Ninety-three percent of cable news on the days after he died was given over to Michael Jackson, according to a study by the Project on Excellence in Journalism. At the start of the week, nearly a third of the stories monitored - 58 outlets, covering print, online, network, cable and radio news - were about the protests in Iran. By the end of the week, the velvet revolution wasn't the only story that had largely been abandoned by journalism. The economic crisis, health care reform, the energy and global warming bill: you'd need an FBI investigator to find coverage of them. Only Governor Mark Sanford's soap opera could compete, barely, with the death of the King of Pop.

By going all-Michael-all-the-time, cable news wasn't jamming this story down America's throat. Even though nearly two-thirds of Americans said last week that the Jackson story was getting too much coverage, the same HCD Research survey said that four out of five people were engaged by the Jackson stories they saw.

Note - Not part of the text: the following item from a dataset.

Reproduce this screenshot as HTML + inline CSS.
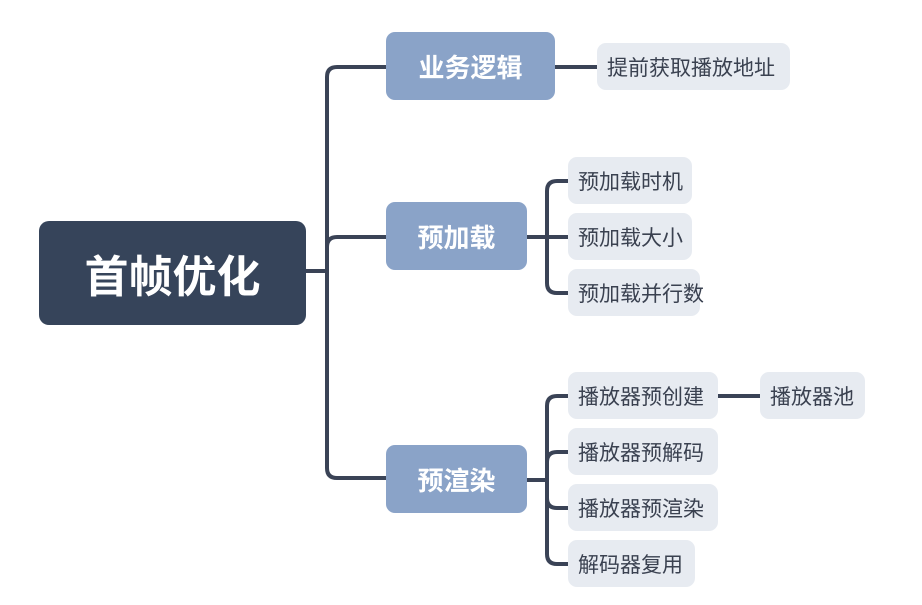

If people were more interested in the president's trip to Russia than the singer's memorial at the Staples Center, then the news would drop Michael for Moscow in a heartbeat.

You can't blame audiences for the addictiveness of the Jackson melodrama. As stories go, the tragedy of Michael Jackson has everything: death, mystery, celebrity, pop, money, custody, revenge, sex, drugs and arguably the weirdest superstar in history. Shakespeare would have killed for a broth this rich.

The question for journalism, though, isn't whether people are interested. You'd have to be brain dead not to be interested; our synapses are hardwired to pay attention to that kind of stimulus. Instead, the right question for the news media has to do with proportionality, importance, judgment, compared-to-what? trade-offs and service to the public interest.